While the city tried to ban peddling, stores like J.C. Penney, seen here in a June 22, 1933 ad from the Daily Olympian, were quick to declare ‘Welcome Old Ironsides!’ Photo courtesy: Washington State Library

The ship welcomed its four millionth visitor on June 26, 15-year-old Pauline Newman of Tumwater. Her family was taken on a special tour, including a stop to see the “relics” in the commodore’s cabin. “That was a real thrill,” she told reporters after.  

The spar, cannon, berth and orlop decks were open to visitors. People could see historical artifacts such as an 1805 treaty, a log entry about the Guerriere battle, wax figures dressed in 1812-style uniforms and a copy of the poem “Old Ironsides.”

Meanwhile, after 10 arrests of people selling souvenir hats and trinkets, the police judge Ben Sawyer tossed out the city ordinance as unconstitutional. Peddling with a license was legal, he argued and the law was not permanent.

The USS Constitution’s visit was a massive source of civic pride. “You’ll never forgive yourself,” wrote the “Doing the Markets with Helen” newspaper columnist, “if you don’t make a special effort to take the youngsters on board this historic old ship,” though she did not miss a chance to tell people to go grocery shopping while in town and stop at Grand Central Market’s delicatessen for lunch.

People could also mail a specially marked envelope from the ship that showed the ship and state capitol with the slogan “We Salute You ‘Old Ironsides!’” Over 5,000 did.

Entertaining the USS Constitution Crew in Olympia

The crew was welcomed to Olympia with open arms. The 161st Infantry Band of the Washington National Guard gave concerts on June 23,1933, at Sylvester Park. Officers spoke at local churches on June 25. A baseball team from the USS Constitution played three games against local teams at Stevens Field.

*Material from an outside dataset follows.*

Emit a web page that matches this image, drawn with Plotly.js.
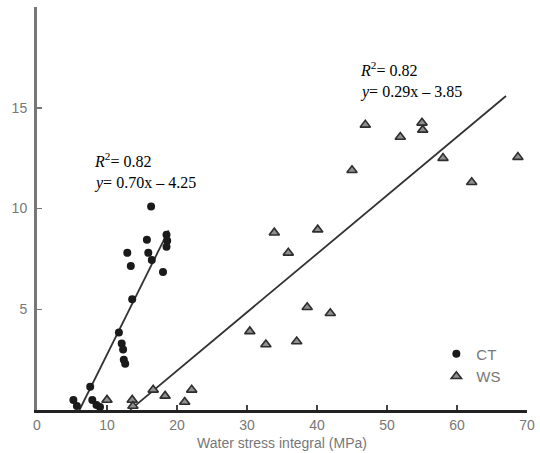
<!DOCTYPE html>
<html>
<head>
<meta charset="utf-8">
<script src="https://cdn.plot.ly/plotly-3.0.1.min.js"></script>
<style>html,body{margin:0;padding:0;background:#fff;}#chart{width:540px;height:453px;}</style>
</head>
<body>
<div id="chart"></div>
<script>
// CT data (filled circles)
const ctX = [16.3, 15.7, 18.5, 18.6, 18.5, 12.9, 13.4, 15.9, 16.4, 18.0, 13.6, 11.7, 12.1, 12.3, 12.4, 12.6, 7.6, 5.2, 5.7, 7.9, 8.5, 9.0];
const ctY = [10.1, 8.45, 8.7, 8.4, 8.1, 7.8, 7.15, 7.8, 7.45, 6.85, 5.5, 3.85, 3.3, 3.0, 2.5, 2.3, 1.15, 0.5, 0.2, 0.5, 0.25, 0.15];
// WS data (triangles)
const wsX = [10.0, 13.6, 13.7, 16.6, 18.3, 21.1, 22.1, 30.4, 32.7, 37.1, 38.6, 41.9, 33.9, 40.1, 35.9, 45.0, 46.9, 51.9, 55.0, 55.1, 58.0, 62.1, 68.7];
const wsY = [0.5, 0.5, 0.2, 1.0, 0.7, 0.4, 1.0, 3.9, 3.25, 3.4, 5.1, 4.8, 8.8, 8.95, 7.8, 11.9, 14.15, 13.55, 14.25, 13.9, 12.5, 11.3, 12.55];
// Regression fits
const fitNames = ["CT", "WS"];
const fitSlope = [0.70, 0.29];
const fitIntercept = [-4.25, -3.85];
const fitXStart = [6.07, 13.3];
const fitXEnd = [18.8, 67.0];
const fitR2 = ["0.82", "0.82"];
// Axis ticks
const xTicks = [0, 10, 20, 30, 40, 50, 60, 70];
const yTicks = [5, 10, 15];

const traces = [];
for (let i = 0; i < 2; i++) {
  const xs = [fitXStart[i], fitXEnd[i]];
  traces.push({
    x: xs, y: xs.map(v => fitSlope[i] * v + fitIntercept[i]),
    mode: 'lines', line: {color: '#333', width: 1.8},
    showlegend: false, hoverinfo: 'skip'
  });
}
traces.push({
  x: ctX, y: ctY, name: 'CT', mode: 'markers',
  marker: {symbol: 'circle', size: 8, color: '#1a1a1a', line: {width: 0}}
});
traces.push({
  x: wsX, y: wsY, name: 'WS', mode: 'markers',
  marker: {symbol: 'triangle-up', size: 9, color: '#8f8f8f', line: {color: '#2e2e2e', width: 1.6}}
});

const annFont = {family: 'Liberation Serif, serif', size: 16, color: '#000'};
function fmt(n){ return Math.abs(n).toFixed(2); }
const annotations = [
  {x: 7.86, y: 12.42, xref: 'x', yref: 'y', xanchor: 'left', yanchor: 'middle', showarrow: false,
   text: '<i>R</i><sup>2</sup>= ' + fitR2[0], font: annFont},
  {x: 7.86, y: 11.28, xref: 'x', yref: 'y', xanchor: 'left', yanchor: 'middle', showarrow: false,
   text: '<i>y</i>= ' + fitSlope[0].toFixed(2) + 'x – ' + fmt(fitIntercept[0]), font: annFont},
  {x: 45.86, y: 16.9, xref: 'x', yref: 'y', xanchor: 'left', yanchor: 'middle', showarrow: false,
   text: '<i>R</i><sup>2</sup>= ' + fitR2[1], font: annFont},
  {x: 45.86, y: 15.8, xref: 'x', yref: 'y', xanchor: 'left', yanchor: 'middle', showarrow: false,
   text: '<i>y</i>= ' + fitSlope[1].toFixed(2) + 'x – ' + fmt(fitIntercept[1]), font: annFont}
];

const tickFont = {family: 'Liberation Sans, Arial, sans-serif', size: 14, color: '#777'};
const layout = {
  width: 540, height: 453,
  margin: {l: 37, r: 13, t: 7, b: 43},
  paper_bgcolor: '#fff', plot_bgcolor: '#fff',
  showlegend: true,
  legend: {x: 0.815, y: 0.18, xanchor: 'left', yanchor: 'top', bgcolor: 'rgba(0,0,0,0)',
           font: {family: 'Liberation Sans, Arial, sans-serif', size: 15, color: '#777'}, tracegroupgap: 0},
  xaxis: {
    range: [0, 70], tickvals: xTicks, ticktext: xTicks.map(String),
    showgrid: false, zeroline: false, showline: true, linecolor: '#222', linewidth: 3,
    ticks: 'inside', ticklen: 5, tickcolor: '#444', tickwidth: 1.5,
    tickfont: tickFont,
    title: {text: 'Water stress integral (MPa)', font: {family: 'Liberation Sans, Arial, sans-serif', size: 14, color: '#777'}, standoff: 7}
  },
  yaxis: {
    range: [0, 20], tickvals: yTicks, ticktext: yTicks.map(String),
    showgrid: false, zeroline: false, showline: true, linecolor: '#777', linewidth: 3,
    ticks: 'inside', ticklen: 5, tickcolor: '#777', tickwidth: 1.5,
    tickfont: tickFont, ticklabelstandoff: 4
  },
  annotations: annotations
};
Plotly.newPlot('chart', traces, layout, {displayModeBar: false, staticPlot: true});
</script>
</body>
</html>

The American Legion hosted a naval ball at their hall for the officers and enlisted men on June 24. The officers and their wives enjoyed a Kiwanis luncheon at the Hotel Olympian on June 26. Lieutenant Commander Henry Hartley spoke about the ship’s history, praising it as a shrine to patriotism. The Active Club took officers, their wives, and the enlisted men on a sight-seeing tour to Shelton on June 27 where they toured the Rainier Pulp and Paper Mill.

Women’s groups also held events. The Woman’s Club and Daughters of the American Revolution (DAR) held a tea at the clubhouse for officers wives on June 26. The Zonta Club organized a semi-formal dinner at Keating’s Kozey Kottage for officers and their wives on June 28. Special guest concert singer Baroness Zita Senoner performed 20 minutes of Dutch and Spanish songs.

“All I Ask is a Tall Ship and A Star to Steer Her By”

After hosting 39,472 visitors, the USS Constitution left port Saturday morning, July 1, 1933, at 7 a.m. It reached Bremerton later that day. The historic vessel continued its voyage, returning to Boston in May 1934. Today the ship welcomes visitors at the USS Constitution Museum in Boston.